The distinction between test aircraft and production combat aircraft is critical context that the broader public discussion of the B-21 frequently collapses. Current airframes in flight test at Edwards Air Force Base are pre-production examples built for aerodynamic and sensor validation, and their coatings, panel configurations, and surface finishes are not necessarily representative of what will enter operational service. The same analytical error has plagued assessments of Russia's Su-57 Felon, where photographs of early T-50 development airframes showing exposed screws and panel gaps were incorrectly cited as evidence of a failed stealth design. Those aircraft were never coated with radar-absorbent material because aerodynamic testing does not require it. With the B-21, the Air Force received its second pre-production test aircraft in 2025, and in 2026 Northrop revealed the service is acquiring an additional test airframe originally built for the contractor's own use — a program posture consistent with a system on track for a 2027 initial operational capability.

The B-21's overall light gray finish — tentatively identified as FS36375 Light Compass Ghost Gray — represents a deliberate doctrinal and technological departure from the B-2 Spirit's dark charcoal FS 36118 Gunship Gray wrap-around paint scheme. The B-2 was optimized for nighttime penetration missions, and its coloring reflected that. The B-21 is being designed for both day and night operations, and lighter gray tones reduce visual contrast against the haze layer at operational altitudes, lowering the probability of visual acquisition in addition to the radar cross-section reduction provided by the aircraft's shape and materials. The comparison to the highly secretive, officially unconfirmed RQ-180 reconnaissance drone in terms of coloring points toward a converging doctrine across the USAF's advanced platforms — a preference for full-spectrum low observability rather than radar stealth alone. This matters because adversary integrated air defense systems increasingly fuse data from multiple phenomenologies including infrared, electro-optical, and acoustic sensors, not radar alone.

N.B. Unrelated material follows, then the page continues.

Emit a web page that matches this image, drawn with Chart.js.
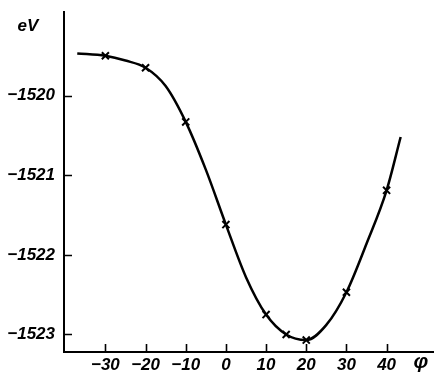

For aviation professionals and operators, the B-21 program carries implications well beyond the classified world of strategic bombers. The engineering solutions being validated on the Raider — flush air data sensing arrays, dielectric antenna panels that preserve aerodynamic cleanliness, broadband radar-absorbent coatings compatible with operational tempo maintenance — represent the leading edge of what will eventually filter into advanced business and commercial aircraft avionics integration and airframe design philosophy. The challenge of housing increasingly dense sensor and communications suites inside airframes without creating drag, weight penalties, or electromagnetic signature problems is not unique to military aviation; it is a live issue in the design of next-generation business jets and advanced air mobility platforms. With production planned at over 100 airframes and an intended role replacing both the B-1B Lancer and eventually the B-2 Spirit, the B-21 represents the United States' primary strategic conventional and nuclear penetrating strike capability for the coming decades, making its developmental progress a matter of significant geopolitical and aeronautical consequence.